Take

Vision

The Apple Vision Pro now exists.

The iPod was a better MP3 player. The iPad was a better tablet. The Apple Watch was a better watch. The Vision Pro is a better... what, exactly?

It is clearly a technological achievement. It is clearly interesting. It also clearly makes you look like a dork, first when you plonk down $3499 (before obligatory prescription inserts for the majority of the population which requires correction), then when you use it. They did what they could, but it still looks pretty terrible.

The first iPhone had no third-party apps (until the jailbreaking community stepped in and developed an SDK within months), no copy and paste, no GPS, no MMS, no front-facing camera, no good backside camera, and so on. There were phones you could buy with some of those features. It was ahead in software quality and interaction and behind in the details. People bought into it because it was a breath of fresh air and the rest would be filled in over time.
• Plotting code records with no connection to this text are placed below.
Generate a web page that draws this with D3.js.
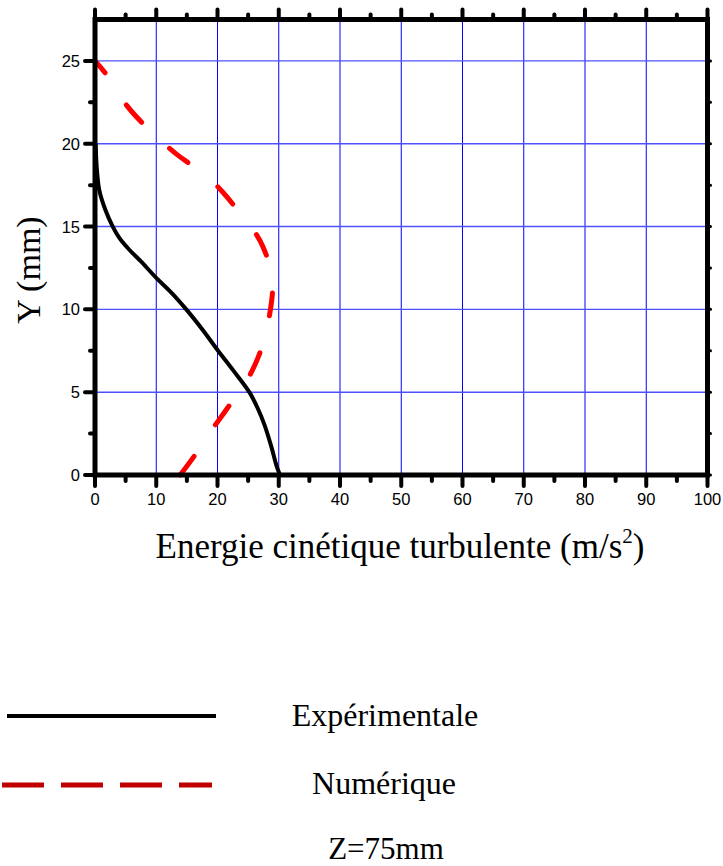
<!DOCTYPE html>
<html>
  <head>
    <meta charset="utf-8">
    <script src="https://d3js.org/d3.v7.min.js"></script>
    <title>Energie cinétique turbulente</title>
    <style>
      body { margin: 0; background: #fff; }
      .tick-label { font-family: "Liberation Sans", Arial, sans-serif; font-size: 16.5px; }
      .title { font-family: "Liberation Serif", "Times New Roman", serif; }
    </style>
  </head>
  <body>
    <svg width="723" height="866"></svg>
    <script>
      // values: x = energie (m/s2), y = Y (mm)
      const expX = [0.1, 0.3, 0.7, 1.7, 2.9, 4.0, 5.6, 7.5, 10.0, 12.5, 14.9, 17.5, 20.0, 22.6, 25.2, 26.6, 27.7, 28.8, 29.6, 30.2];
      const expY = [20.0, 18.5, 17.2, 16.0, 15.0, 14.3, 13.6, 12.9, 11.9, 11.0, 10.0, 8.8, 7.55, 6.3, 5.0, 4.0, 3.0, 1.7, 0.6, 0.0];

      const numX = [0.0, 1.8, 5.2, 8.4, 11.0, 13.2, 16.9, 19.5, 21.5, 24.3, 26.2, 27.4, 28.7, 29.0, 28.9, 28.3, 27.8, 27.1, 25.6, 24.2, 22.6, 19.8, 18.0, 16.5, 13.9];
      const numY = [25.0, 24.2, 22.3, 21.0, 20.1, 19.4, 18.4, 17.6, 16.8, 15.5, 14.6, 13.8, 12.4, 11.5, 10.7, 9.25, 8.4, 7.55, 6.25, 5.4, 4.55, 3.1, 2.2, 1.3, 0.0];

      const xTicks = [0, 10, 20, 30, 40, 50, 60, 70, 80, 90, 100];
      const yTicks = [0, 5, 10, 15, 20, 25];
      const xMinor = [5, 15, 25, 35, 45, 55, 65, 75, 85, 95];
      const yMinor = [2.5, 7.5, 12.5, 17.5, 22.5];

      const legendNames = ['Expérimentale', 'Numérique'];
      const xLabel = 'Energie cinétique turbulente (m/s';
      const yLabel = 'Y (mm)';
      const note = 'Z=75mm';

      const svg = d3.select('svg');
      const pLeft = 95, pRight = 707.5, pTop = 19.5, pBottom = 475;

      const x = d3.scaleLinear().domain([0, 100]).range([pLeft, pRight]);
      const y = d3.scaleLinear().domain([0, 27.5]).range([pBottom, pTop]);

      // grid
      const grid = svg.append('g');
      grid.selectAll('line.v').data(xTicks.slice(1, -1))
        .enter().append('line')
          .attr('x1', d => x(d)).attr('x2', d => x(d))
          .attr('y1', pTop).attr('y2', pBottom)
          .attr('stroke', '#0000ff').attr('stroke-width', 1);
      grid.selectAll('line.h').data(yTicks.slice(1))
        .enter().append('line')
          .attr('x1', pLeft).attr('x2', pRight)
          .attr('y1', d => y(d)).attr('y2', d => y(d))
          .attr('stroke', '#5050ff').attr('stroke-width', 1.4);

      // curves
      const line = d3.line()
        .x(d => x(d[0]))
        .y(d => y(d[1]))
        .curve(d3.curveCatmullRom);

      svg.append('path')
        .datum(expX.map((v, i) => [v, expY[i]]))
        .attr('d', line)
        .attr('fill', 'none')
        .attr('stroke', '#000')
        .attr('stroke-width', 4);

      const num = svg.append('path')
        .datum(numX.map((v, i) => [v, numY[i]]))
        .attr('d', line)
        .attr('fill', 'none')
        .attr('stroke', '#ff0000')
        .attr('stroke-width', 5)
        .attr('stroke-linecap', 'round');

      // 9 dashes, first one cut at the top, last one ending on the axis
      const len = num.node().getTotalLength();
      const period = (len - 15.5) / 8;
      num.attr('stroke-dasharray', `23,${period - 23}`)
        .attr('stroke-dashoffset', 7.5);

      // axes
      const axisG = svg.append('g');
      const tick = (x1, y1, x2, y2, w) => axisG.append('line')
        .attr('x1', x1).attr('y1', y1).attr('x2', x2).attr('y2', y2)
        .attr('stroke', '#000').attr('stroke-width', w).attr('stroke-linecap', 'round');

      xTicks.forEach(d => { tick(x(d), pBottom, x(d), pBottom + 11, 4); tick(x(d), pTop, x(d), pTop - 10, 4); });
      xMinor.forEach(d => { tick(x(d), pBottom, x(d), pBottom + 6, 4); tick(x(d), pTop, x(d), pTop - 5, 4); });
      yTicks.forEach(d => { tick(pLeft, y(d), pLeft - 10, y(d), 4); tick(pRight, y(d), pRight + 3, y(d), 3); });
      yMinor.forEach(d => { tick(pLeft, y(d), pLeft - 5, y(d), 4); tick(pRight, y(d), pRight + 3, y(d), 3); });

      axisG.append('rect')
        .attr('x', pLeft).attr('y', pTop)
        .attr('width', pRight - pLeft).attr('height', pBottom - pTop)
        .attr('fill', 'none').attr('stroke', '#000').attr('stroke-width', 5);

      svg.append('g').selectAll('text').data(xTicks)
        .enter().append('text')
          .attr('class', 'tick-label')
          .attr('x', d => x(d)).attr('y', 505)
          .attr('text-anchor', 'middle')
          .text(d => d);

      svg.append('g').selectAll('text').data(yTicks)
        .enter().append('text')
          .attr('class', 'tick-label')
          .attr('x', 80).attr('y', d => y(d) + 6)
          .attr('text-anchor', 'end')
          .text(d => d);

      // axis titles
      const xt = svg.append('text')
        .attr('class', 'title')
        .attr('x', 400).attr('y', 558)
        .attr('text-anchor', 'middle')
        .attr('font-size', 35);
      xt.append('tspan').text(xLabel);
      xt.append('tspan').attr('dy', -15).attr('font-size', 21).text('2');
      xt.append('tspan').attr('dy', 15).text(')');

      svg.append('text')
        .attr('class', 'title')
        .attr('transform', 'translate(40,270) rotate(-90)')
        .attr('text-anchor', 'middle')
        .attr('font-size', 34)
        .text(yLabel);

      // legend
      svg.append('line')
        .attr('x1', 7).attr('x2', 216).attr('y1', 716).attr('y2', 716)
        .attr('stroke', '#000').attr('stroke-width', 4);
      svg.append('line')
        .attr('x1', 2).attr('x2', 212).attr('y1', 785).attr('y2', 785)
        .attr('stroke', '#c00000').attr('stroke-width', 5)
        .attr('stroke-dasharray', '42,17');

      svg.append('g').selectAll('text').data(legendNames)
        .enter().append('text')
          .attr('class', 'title')
          .attr('x', (d, i) => i === 0 ? 385 : 384)
          .attr('y', (d, i) => 726 + i * 68)
          .attr('text-anchor', 'middle')
          .attr('font-size', 32)
          .text(d => d);

      svg.append('text')
        .attr('class', 'title')
        .attr('x', 386).attr('y', 859)
        .attr('text-anchor', 'middle')
        .attr('font-size', 31)
        .text(note);
    </script>
  </body>
</html>
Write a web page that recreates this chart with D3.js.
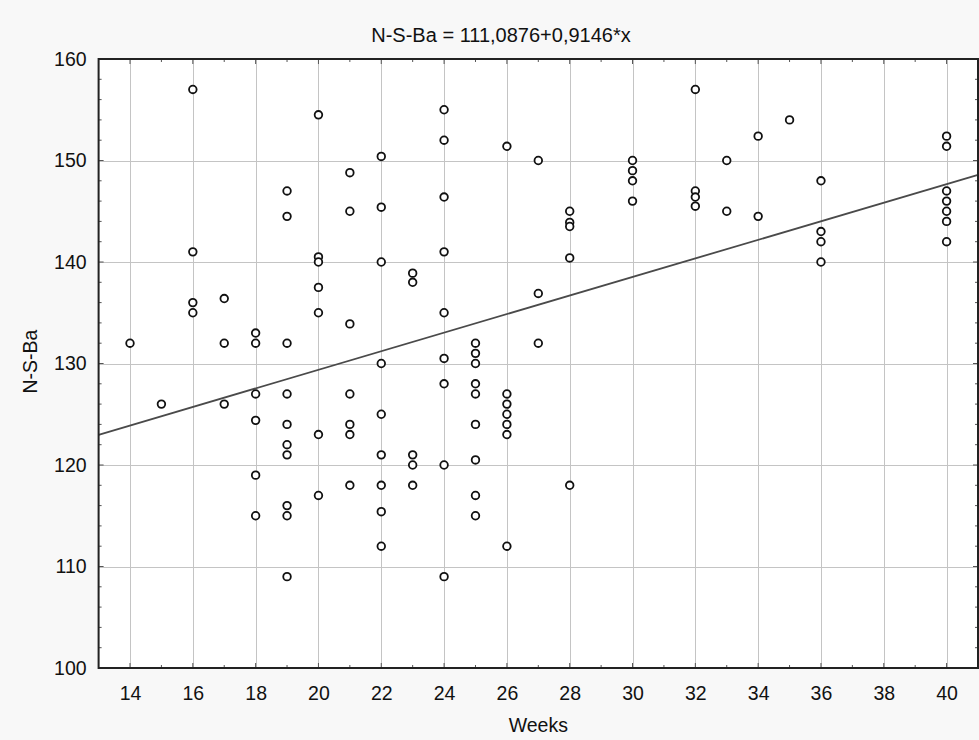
<!DOCTYPE html>
<html>
<head>
<meta charset="utf-8">
<script src="https://cdn.jsdelivr.net/npm/d3@7"></script>
<style>
  html, body { margin: 0; padding: 0; background: #f8f8f8; }
  svg { display: block; }
  text { font-family: "Liberation Sans", Arial, sans-serif; fill: #111; }
</style>
</head>
<body>
<svg id="chart" width="979" height="740"></svg>
<script>
// ---- data ----
const weeks = [
  14,
  15,
  16,16,16,16,
  17,17,17,
  18,18,18,18,18,18,
  19,19,19,19,19,19,19,19,19,19,
  20,20,20,20,20,20,20,
  21,21,21,21,21,21,21,
  22,22,22,22,22,22,22,22,22,
  23,23,23,23,23,
  24,24,24,24,24,24,24,24,24,
  25,25,25,25,25,25,25,25,25,
  26,26,26,26,26,26,26,
  27,27,27,
  28,28,28,28,28,
  30,30,30,30,
  32,32,32,32,
  33,33,
  34,34,
  35,
  36,36,36,36,
  40,40,40,40,40,40,40
];
const nsba = [
  132,
  126,
  157,141,136,135,
  136.4,132,126,
  133,132,127,124.4,119,115,
  147,144.5,132,127,124,122,121,116,115,109,
  154.5,140.5,140,137.5,135,123,117,
  148.8,145,133.9,127,124,123,118,
  150.4,145.4,140,130,125,121,118,115.4,112,
  138.9,138,121,120,118,
  155,152,146.4,141,135,130.5,128,120,109,
  132,131,130,128,127,124,120.5,117,115,
  151.4,127,126,125,124,123,112,
  150,136.9,132,
  145,143.9,143.5,140.4,118,
  150,149,148,146,
  157,147,146.4,145.5,
  150,145,
  152.4,144.5,
  154,
  148,143,142,140,
  152.4,151.4,147,146,145,144,142
];
const intercept = 111.0876;
const slope = 0.9146;
const titleText = "N-S-Ba = 111,0876+0,9146*x";
const xLabel = "Weeks";
const yLabel = "N-S-Ba";
const xDomain = [13, 41];
const yDomain = [100, 160];
const xTickValues = [14,16,18,20,22,24,26,28,30,32,34,36,38,40];
const yTickValues = [100,110,120,130,140,150,160];

// ---- layout ----
const svg = d3.select("#chart");
const L = 98.6, R = 978, T = 59, B = 668;
const x = d3.scaleLinear().domain(xDomain).range([L, R]);
const y = d3.scaleLinear().domain(yDomain).range([B, T]);

// plot background
svg.append("rect").attr("x", L).attr("y", T).attr("width", R - L).attr("height", B - T)
  .attr("fill", "#ffffff");

// grid lines
const grid = svg.append("g").attr("stroke", "#c4c4c4").attr("stroke-width", 1);
grid.selectAll("line.vx").data(xTickValues).join("line")
  .attr("x1", d => Math.round(x(d)) + 0.5).attr("x2", d => Math.round(x(d)) + 0.5)
  .attr("y1", T).attr("y2", B);
grid.selectAll("line.hy").data(yTickValues.filter(d => d > yDomain[0] && d < yDomain[1])).join("line")
  .attr("y1", d => Math.round(y(d)) + 0.5).attr("y2", d => Math.round(y(d)) + 0.5)
  .attr("x1", L).attr("x2", R);

// inner ticks (all four sides)
const ticks = svg.append("g").attr("stroke", "#555").attr("stroke-width", 1);
const xMinor = d3.range(14, 41, 1);
const yMinor = d3.range(102, 160, 2);
ticks.selectAll("line.bt").data(xMinor).join("line")
  .attr("x1", d => x(d)).attr("x2", d => x(d))
  .attr("y1", B).attr("y2", d => B - (d % 2 === 0 ? 5 : 3));
ticks.selectAll("line.tt").data(xMinor).join("line")
  .attr("x1", d => x(d)).attr("x2", d => x(d))
  .attr("y1", T).attr("y2", d => T + (d % 2 === 0 ? 5 : 3));
ticks.selectAll("line.lt").data(yMinor).join("line")
  .attr("y1", d => y(d)).attr("y2", d => y(d))
  .attr("x1", L).attr("x2", d => L + (d % 10 === 0 ? 5 : 3));
ticks.selectAll("line.rt").data(yMinor).join("line")
  .attr("y1", d => y(d)).attr("y2", d => y(d))
  .attr("x1", R).attr("x2", d => R - (d % 10 === 0 ? 5 : 3));

// regression line
const lineGen = d3.line().x(d => x(d)).y(d => y(intercept + slope * d));
svg.append("path").datum(xDomain).attr("d", lineGen)
  .attr("fill", "none").attr("stroke", "#4a4a4a").attr("stroke-width", 1.8);

// points
svg.append("g").selectAll("circle").data(weeks.map((w, i) => [w, nsba[i]])).join("circle")
  .attr("cx", d => x(d[0])).attr("cy", d => y(d[1])).attr("r", 3.8)
  .attr("fill", "#ffffff").attr("stroke", "#111").attr("stroke-width", 1.8);

// frame
svg.append("rect").attr("x", L).attr("y", T).attr("width", R - L).attr("height", B - T)
  .attr("fill", "none").attr("stroke", "#222").attr("stroke-width", 2);

// axes labels via d3 axes (no lines)
const xAxis = d3.axisBottom(x).tickValues(xTickValues).tickSize(0).tickPadding(18)
  .tickFormat(d3.format("d"));
const gx = svg.append("g").attr("transform", `translate(0,${B})`).call(xAxis);
gx.select(".domain").remove();
gx.selectAll("text").attr("font-size", 19.5).attr("font-family", "Liberation Sans, Arial, sans-serif").attr("fill", "#111");

const yAxis = d3.axisLeft(y).tickValues(yTickValues).tickSize(0).tickPadding(12)
  .tickFormat(d3.format("d"));
const gy = svg.append("g").attr("transform", `translate(${L},0)`).call(yAxis);
gy.select(".domain").remove();
gy.selectAll("text").attr("font-size", 19.5).attr("font-family", "Liberation Sans, Arial, sans-serif").attr("fill", "#111");

// title
svg.append("text").attr("x", 501).attr("y", 42).attr("text-anchor", "middle")
  .attr("font-size", 20).text(titleText);
// x label
svg.append("text").attr("x", (L + R) / 2).attr("y", 732).attr("text-anchor", "middle")
  .attr("font-size", 19.5).text(xLabel);
// y label
svg.append("text").attr("transform", `translate(37,${(T + B) / 2 - 2}) rotate(-90)`)
  .attr("text-anchor", "middle").attr("font-size", 19.5).text(yLabel);
</script>
</body>
</html>
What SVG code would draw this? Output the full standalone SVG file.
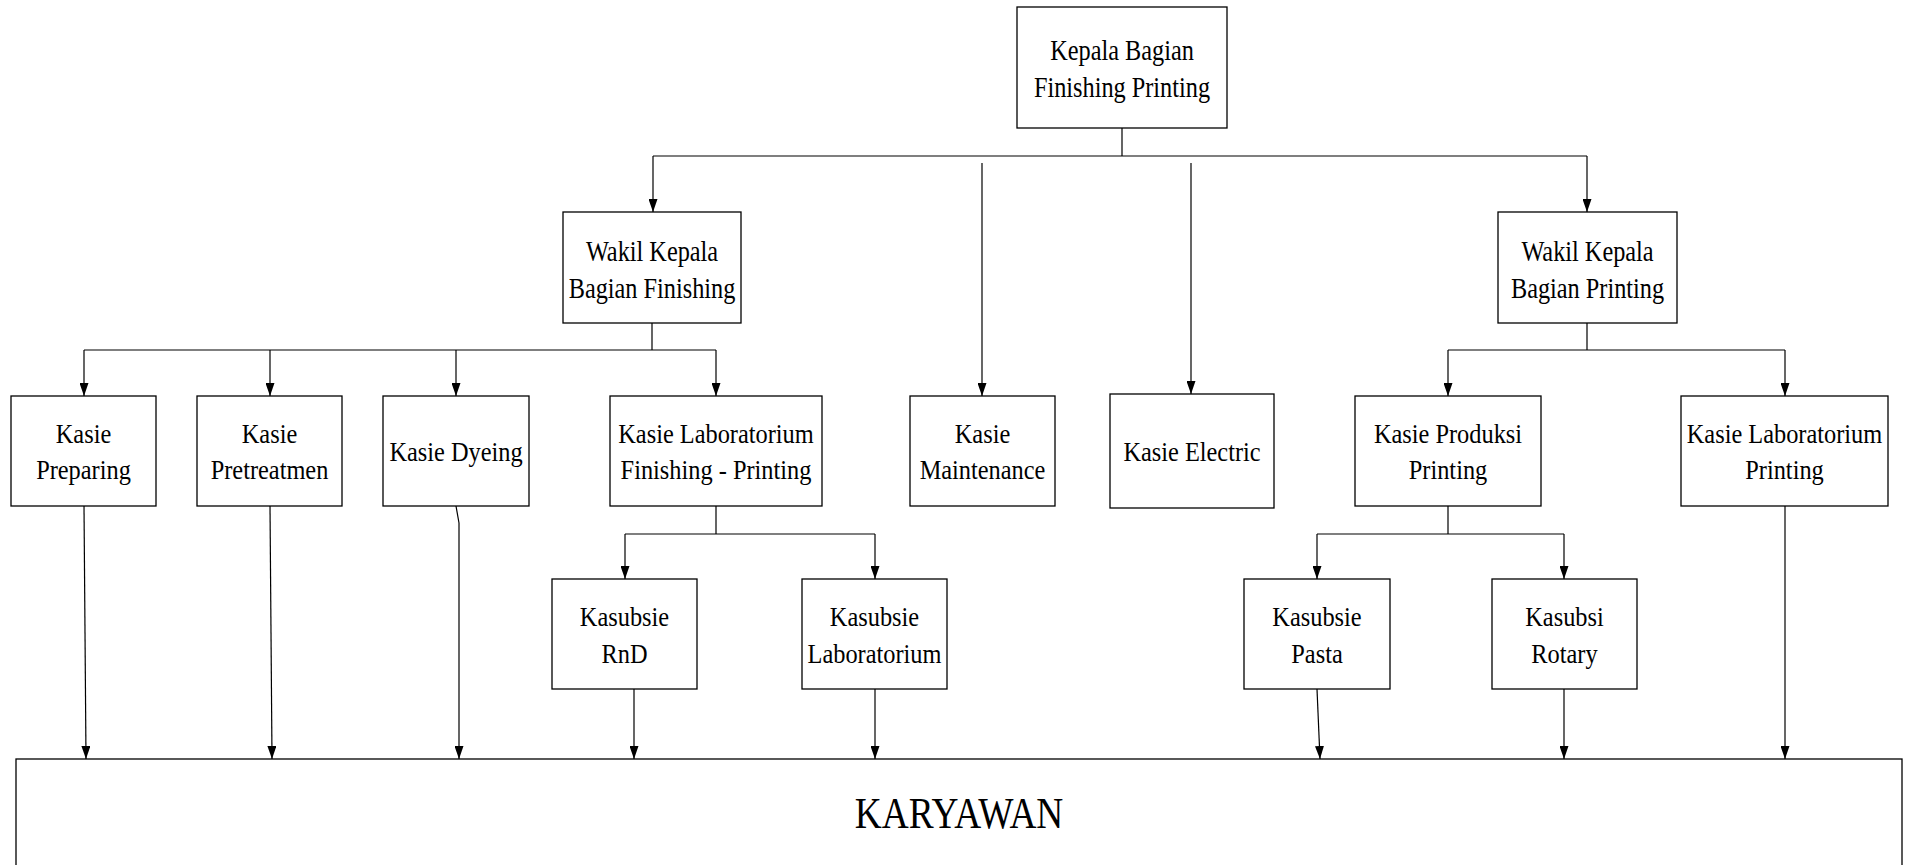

The Apple Vision Pro is possibly, battling the Purple project for the original iPhone or the extended meta-Multi-Touch project that spanned both iPhone and iPad, the largest development project in the company's history (to have spawned a product; hi Titan). It produced a product that is simultaneously not comparatively embarrassing (it stacks up reasonably well against untethered VR headsets), will still clearly get much better within a few years when both hardware is able to deliver more and software grows to be more capable, and lives in a category no one is (currently) interested in.

The success of Apple Vision Pro depends on Apple's ability to bewitch people into using it. There are a handful of practical arguments contrasting with alternative hardware, like getting "infinite display" or "a personal theater", but both are beset with technological limitations and a daunting cost calculus. (The best value appears to be as an immersive TV - but one that can only be used by one person.) Aside from that, it's all about being able to take in entirely new experiences. This, along with the iPad-esque note of "doing what you could do before but now much better", is the only reason for it.

At its core, there is a big source of tension in the product. It is supposed to, like iPhone and iPad before it, make interaction more direct. Bring things not into our periphery or into an indirect plane but right into our reality. But it can only do this when you are wearing it, and when you are wearing it you look like one of the evolutionary steps on the way to the people at the end of Wall-E.

Apple's materials try to counter this by showing a dad preparing breakfast and intercepting stray soccer balls from his sprog. But all the 3D photos and videos that you are supposed to enjoy are also taken by someone having had the product on their face. No doubt, Apple saw the problem with Google Glass "glassholes" and have been trying to cover up some aspects, like by letting the outward facing display show when you are taking a photo. But how anyone is supposed to be comfortable wearing this around in their life enough for the 3D photos and videos to be captured, or comfortable being around people constantly wearing them, is an open question. (Bet on iPhones being able to take 3D photos and videos soon, to give the adoption legs.)

All in all, what gives me hope about the Apple Vision Pro is that it is "good enough to criticize". If it doesn't eliminate screen door effect (where you can see the cracks between pixels), it will soon. If it costs entirely too much today, it will cost at least marginally less in a few years, probably by having a lower tier which none-the-less will have more processing power.

And the thing about Apple and the thing about the advancement of technology is that this is as clunky as it will get. It will only get sleeker and more capable over time. (It is already a "Pro" - there's not going to be a clunkier, faster "Pro Pro" model.) Whether physical limitations will forever bind you to looking like a dork while wearing it is anyone's guess. But in three years, at $1299, I'm hoping to find out.